##### MATERIALS PROVIDED

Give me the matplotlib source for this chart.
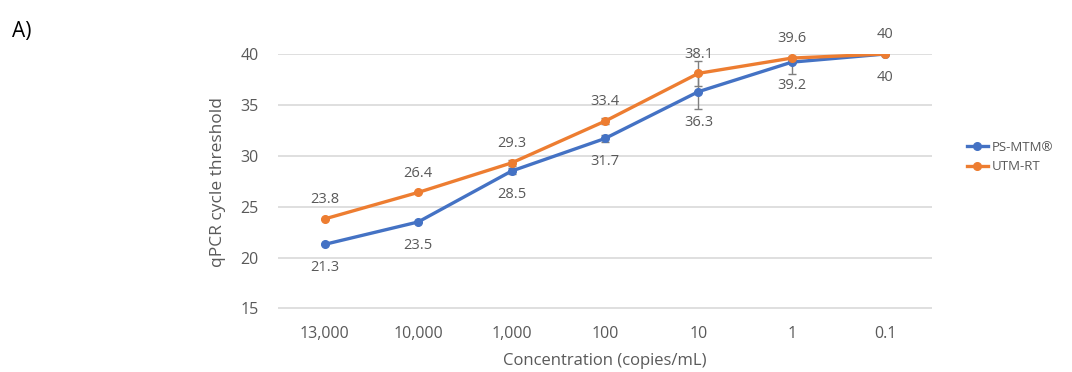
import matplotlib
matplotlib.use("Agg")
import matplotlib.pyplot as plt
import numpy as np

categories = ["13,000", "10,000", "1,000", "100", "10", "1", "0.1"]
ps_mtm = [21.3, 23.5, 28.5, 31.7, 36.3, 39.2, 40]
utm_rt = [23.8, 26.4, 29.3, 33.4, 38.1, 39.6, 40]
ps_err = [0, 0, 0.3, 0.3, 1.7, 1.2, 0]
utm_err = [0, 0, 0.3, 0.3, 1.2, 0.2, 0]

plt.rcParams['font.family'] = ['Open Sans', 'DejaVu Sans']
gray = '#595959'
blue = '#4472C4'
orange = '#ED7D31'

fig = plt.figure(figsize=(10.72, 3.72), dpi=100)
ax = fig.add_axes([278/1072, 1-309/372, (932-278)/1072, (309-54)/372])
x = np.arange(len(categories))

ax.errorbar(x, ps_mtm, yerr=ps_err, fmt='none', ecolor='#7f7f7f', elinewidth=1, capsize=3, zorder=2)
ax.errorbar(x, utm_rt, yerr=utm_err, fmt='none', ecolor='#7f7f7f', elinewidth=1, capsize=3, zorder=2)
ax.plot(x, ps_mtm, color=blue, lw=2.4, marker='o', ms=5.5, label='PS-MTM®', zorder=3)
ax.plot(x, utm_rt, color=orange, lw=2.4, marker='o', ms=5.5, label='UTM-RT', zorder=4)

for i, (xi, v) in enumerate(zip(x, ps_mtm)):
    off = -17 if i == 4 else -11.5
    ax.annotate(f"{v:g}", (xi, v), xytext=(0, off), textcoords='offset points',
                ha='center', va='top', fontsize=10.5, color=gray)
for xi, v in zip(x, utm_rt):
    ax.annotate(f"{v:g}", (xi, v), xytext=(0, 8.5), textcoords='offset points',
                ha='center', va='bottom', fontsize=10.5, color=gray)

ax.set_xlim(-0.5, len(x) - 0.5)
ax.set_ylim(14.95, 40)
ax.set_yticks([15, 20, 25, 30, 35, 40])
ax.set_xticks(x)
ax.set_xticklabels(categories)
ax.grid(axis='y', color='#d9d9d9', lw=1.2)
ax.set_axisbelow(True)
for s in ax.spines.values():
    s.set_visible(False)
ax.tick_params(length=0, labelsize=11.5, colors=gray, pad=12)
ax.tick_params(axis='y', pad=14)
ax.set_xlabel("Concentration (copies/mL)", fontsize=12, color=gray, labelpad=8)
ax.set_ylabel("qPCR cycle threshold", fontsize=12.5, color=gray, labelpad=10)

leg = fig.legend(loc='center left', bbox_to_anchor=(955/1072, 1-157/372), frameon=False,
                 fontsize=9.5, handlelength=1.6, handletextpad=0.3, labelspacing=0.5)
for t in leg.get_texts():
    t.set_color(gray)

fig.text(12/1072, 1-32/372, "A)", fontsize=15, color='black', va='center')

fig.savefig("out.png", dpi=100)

##########
##### MATERIALS PROVIDED

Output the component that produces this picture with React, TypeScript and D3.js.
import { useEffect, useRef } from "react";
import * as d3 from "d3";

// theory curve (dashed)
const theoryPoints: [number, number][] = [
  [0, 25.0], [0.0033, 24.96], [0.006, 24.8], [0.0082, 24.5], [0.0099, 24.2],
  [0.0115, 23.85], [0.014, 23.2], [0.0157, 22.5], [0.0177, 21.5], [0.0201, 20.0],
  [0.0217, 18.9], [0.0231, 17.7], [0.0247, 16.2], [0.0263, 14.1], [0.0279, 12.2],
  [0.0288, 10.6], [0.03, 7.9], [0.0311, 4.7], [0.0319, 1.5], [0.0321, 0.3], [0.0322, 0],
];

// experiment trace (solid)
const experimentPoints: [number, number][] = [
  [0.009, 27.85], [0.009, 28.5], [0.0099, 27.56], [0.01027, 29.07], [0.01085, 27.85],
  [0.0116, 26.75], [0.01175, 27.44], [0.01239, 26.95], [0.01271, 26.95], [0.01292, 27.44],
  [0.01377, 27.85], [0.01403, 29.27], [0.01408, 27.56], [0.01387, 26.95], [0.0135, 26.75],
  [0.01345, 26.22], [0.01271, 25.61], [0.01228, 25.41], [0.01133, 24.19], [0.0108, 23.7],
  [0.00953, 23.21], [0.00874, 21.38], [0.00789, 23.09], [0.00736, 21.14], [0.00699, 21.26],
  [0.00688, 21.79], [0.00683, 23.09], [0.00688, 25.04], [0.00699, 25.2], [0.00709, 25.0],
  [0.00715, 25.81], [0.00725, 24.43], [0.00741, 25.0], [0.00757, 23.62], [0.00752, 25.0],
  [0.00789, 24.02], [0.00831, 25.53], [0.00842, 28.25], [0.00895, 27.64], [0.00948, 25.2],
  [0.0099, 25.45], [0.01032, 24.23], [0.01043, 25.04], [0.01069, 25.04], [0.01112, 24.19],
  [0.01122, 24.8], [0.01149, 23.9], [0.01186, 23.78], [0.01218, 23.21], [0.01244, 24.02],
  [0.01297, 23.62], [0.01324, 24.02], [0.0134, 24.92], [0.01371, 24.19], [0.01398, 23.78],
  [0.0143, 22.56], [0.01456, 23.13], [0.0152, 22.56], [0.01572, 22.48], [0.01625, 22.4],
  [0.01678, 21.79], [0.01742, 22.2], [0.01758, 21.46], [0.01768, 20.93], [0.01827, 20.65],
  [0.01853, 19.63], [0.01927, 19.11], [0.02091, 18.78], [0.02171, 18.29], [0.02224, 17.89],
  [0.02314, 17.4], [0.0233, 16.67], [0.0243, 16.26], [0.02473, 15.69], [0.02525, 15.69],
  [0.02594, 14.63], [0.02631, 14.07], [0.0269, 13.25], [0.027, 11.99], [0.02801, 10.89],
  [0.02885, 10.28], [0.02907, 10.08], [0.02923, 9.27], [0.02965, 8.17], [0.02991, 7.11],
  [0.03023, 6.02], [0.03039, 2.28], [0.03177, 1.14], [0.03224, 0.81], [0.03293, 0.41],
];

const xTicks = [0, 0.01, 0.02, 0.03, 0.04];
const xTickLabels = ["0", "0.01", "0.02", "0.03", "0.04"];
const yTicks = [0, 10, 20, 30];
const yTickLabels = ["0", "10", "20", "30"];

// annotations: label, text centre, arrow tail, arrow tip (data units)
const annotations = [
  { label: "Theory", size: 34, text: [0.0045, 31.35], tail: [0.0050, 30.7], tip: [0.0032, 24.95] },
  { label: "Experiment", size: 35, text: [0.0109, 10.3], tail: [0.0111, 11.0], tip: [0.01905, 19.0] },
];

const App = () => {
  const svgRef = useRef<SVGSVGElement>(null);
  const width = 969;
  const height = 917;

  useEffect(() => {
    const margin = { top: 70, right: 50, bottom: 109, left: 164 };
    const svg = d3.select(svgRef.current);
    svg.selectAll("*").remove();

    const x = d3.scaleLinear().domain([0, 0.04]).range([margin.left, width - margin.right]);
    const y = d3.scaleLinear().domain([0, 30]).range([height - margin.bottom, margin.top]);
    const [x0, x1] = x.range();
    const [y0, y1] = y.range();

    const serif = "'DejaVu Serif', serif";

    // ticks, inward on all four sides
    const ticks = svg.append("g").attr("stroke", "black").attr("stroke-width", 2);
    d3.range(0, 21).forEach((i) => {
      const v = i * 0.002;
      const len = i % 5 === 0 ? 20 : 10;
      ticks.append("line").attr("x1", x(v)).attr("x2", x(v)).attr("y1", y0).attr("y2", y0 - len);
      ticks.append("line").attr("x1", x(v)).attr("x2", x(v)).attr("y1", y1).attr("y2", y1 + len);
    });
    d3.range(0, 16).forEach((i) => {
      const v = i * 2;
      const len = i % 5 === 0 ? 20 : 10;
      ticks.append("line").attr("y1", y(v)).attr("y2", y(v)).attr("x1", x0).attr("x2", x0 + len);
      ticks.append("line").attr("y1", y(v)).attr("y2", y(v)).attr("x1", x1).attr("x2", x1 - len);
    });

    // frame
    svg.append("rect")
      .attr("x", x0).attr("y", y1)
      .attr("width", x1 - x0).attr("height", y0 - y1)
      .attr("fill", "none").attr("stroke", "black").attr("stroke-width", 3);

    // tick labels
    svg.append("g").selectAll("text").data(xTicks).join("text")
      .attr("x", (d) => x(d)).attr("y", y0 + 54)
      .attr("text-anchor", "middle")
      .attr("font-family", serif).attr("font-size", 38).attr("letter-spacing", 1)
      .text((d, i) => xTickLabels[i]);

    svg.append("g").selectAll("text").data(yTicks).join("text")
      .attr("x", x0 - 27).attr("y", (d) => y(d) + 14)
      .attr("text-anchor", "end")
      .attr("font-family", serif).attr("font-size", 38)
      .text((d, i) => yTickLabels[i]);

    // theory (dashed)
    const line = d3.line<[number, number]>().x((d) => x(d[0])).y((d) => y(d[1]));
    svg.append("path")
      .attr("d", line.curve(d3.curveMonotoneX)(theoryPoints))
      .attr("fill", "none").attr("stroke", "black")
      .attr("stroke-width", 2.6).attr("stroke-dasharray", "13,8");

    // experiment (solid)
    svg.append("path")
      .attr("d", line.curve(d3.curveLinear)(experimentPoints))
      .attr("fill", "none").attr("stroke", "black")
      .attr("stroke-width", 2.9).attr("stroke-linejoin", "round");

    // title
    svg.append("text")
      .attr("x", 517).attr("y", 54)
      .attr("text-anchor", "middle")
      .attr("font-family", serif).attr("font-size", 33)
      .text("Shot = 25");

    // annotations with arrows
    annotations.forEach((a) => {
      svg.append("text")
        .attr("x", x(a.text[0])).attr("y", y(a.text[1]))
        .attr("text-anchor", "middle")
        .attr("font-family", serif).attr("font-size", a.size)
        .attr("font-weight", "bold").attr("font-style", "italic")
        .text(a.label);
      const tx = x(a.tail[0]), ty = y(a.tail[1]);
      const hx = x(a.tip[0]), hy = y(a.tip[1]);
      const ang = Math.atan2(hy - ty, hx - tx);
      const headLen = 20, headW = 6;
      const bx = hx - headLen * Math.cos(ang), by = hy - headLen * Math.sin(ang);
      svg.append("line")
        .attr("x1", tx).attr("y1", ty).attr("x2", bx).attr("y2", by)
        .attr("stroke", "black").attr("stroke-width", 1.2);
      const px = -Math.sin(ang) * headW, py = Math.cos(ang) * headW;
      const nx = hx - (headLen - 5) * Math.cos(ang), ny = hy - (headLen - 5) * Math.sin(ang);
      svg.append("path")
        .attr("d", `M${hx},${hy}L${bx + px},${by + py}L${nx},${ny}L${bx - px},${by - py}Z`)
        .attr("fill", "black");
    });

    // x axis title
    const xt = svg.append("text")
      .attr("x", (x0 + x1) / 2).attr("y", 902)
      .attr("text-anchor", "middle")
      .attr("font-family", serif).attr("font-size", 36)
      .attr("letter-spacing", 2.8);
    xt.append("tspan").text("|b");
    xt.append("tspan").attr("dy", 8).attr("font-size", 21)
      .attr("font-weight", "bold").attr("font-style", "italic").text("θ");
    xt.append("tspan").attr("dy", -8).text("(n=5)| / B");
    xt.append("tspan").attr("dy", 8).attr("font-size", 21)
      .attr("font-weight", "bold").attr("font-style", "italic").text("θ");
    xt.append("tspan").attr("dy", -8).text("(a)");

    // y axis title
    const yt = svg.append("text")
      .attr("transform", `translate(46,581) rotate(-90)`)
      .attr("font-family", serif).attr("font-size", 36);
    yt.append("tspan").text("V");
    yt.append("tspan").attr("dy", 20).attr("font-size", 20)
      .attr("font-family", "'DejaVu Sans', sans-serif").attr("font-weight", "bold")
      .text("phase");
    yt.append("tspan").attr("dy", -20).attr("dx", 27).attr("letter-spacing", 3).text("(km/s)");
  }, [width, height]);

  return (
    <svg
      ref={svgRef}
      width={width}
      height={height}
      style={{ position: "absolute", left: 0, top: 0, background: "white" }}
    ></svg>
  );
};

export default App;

##########
##### MATERIALS PROVIDED

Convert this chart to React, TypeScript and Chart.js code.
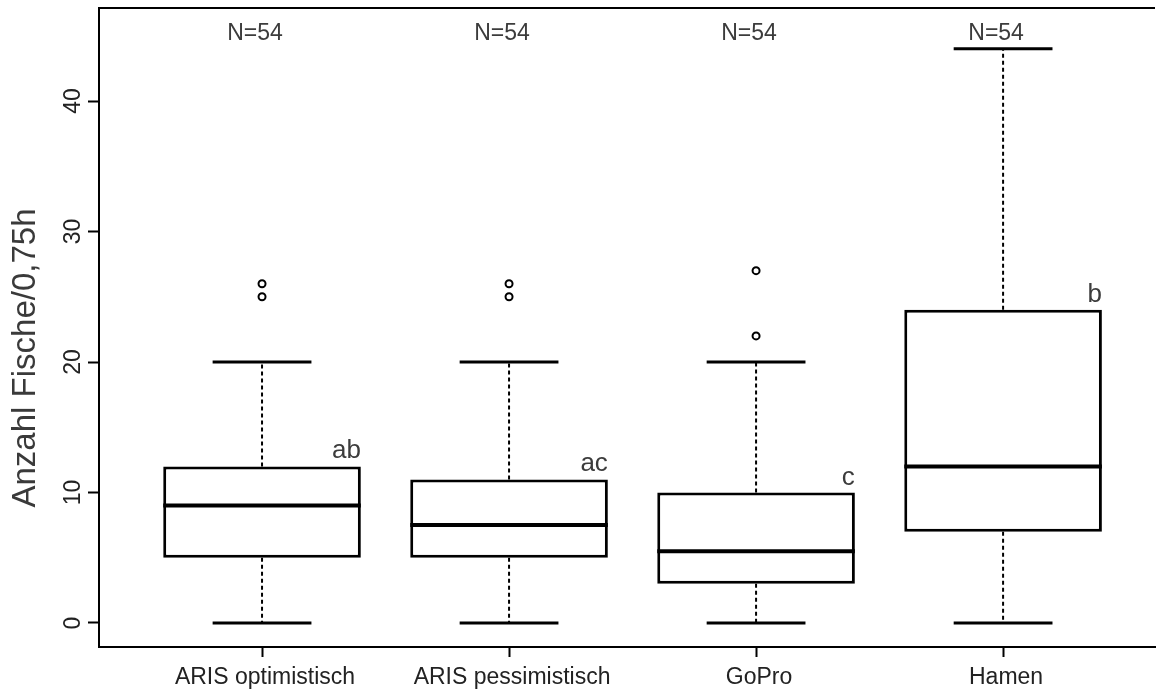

##########

REQUIRED TASK
In the listing above, find the line containing "Give me the matplotlib source for this chart." and the line containing "x = np.arange(len(categories))". Print those two lines and every line between them exactly, with no pictures.

EXPECTED ANSWER
Give me the matplotlib source for this chart.
import matplotlib
matplotlib.use("Agg")
import matplotlib.pyplot as plt
import numpy as np

categories = ["13,000", "10,000", "1,000", "100", "10", "1", "0.1"]
ps_mtm = [21.3, 23.5, 28.5, 31.7, 36.3, 39.2, 40]
utm_rt = [23.8, 26.4, 29.3, 33.4, 38.1, 39.6, 40]
ps_err = [0, 0, 0.3, 0.3, 1.7, 1.2, 0]
utm_err = [0, 0, 0.3, 0.3, 1.2, 0.2, 0]

plt.rcParams['font.family'] = ['Open Sans', 'DejaVu Sans']
gray = '#595959'
blue = '#4472C4'
orange = '#ED7D31'

fig = plt.figure(figsize=(10.72, 3.72), dpi=100)
ax = fig.add_axes([278/1072, 1-309/372, (932-278)/1072, (309-54)/372])
x = np.arange(len(categories))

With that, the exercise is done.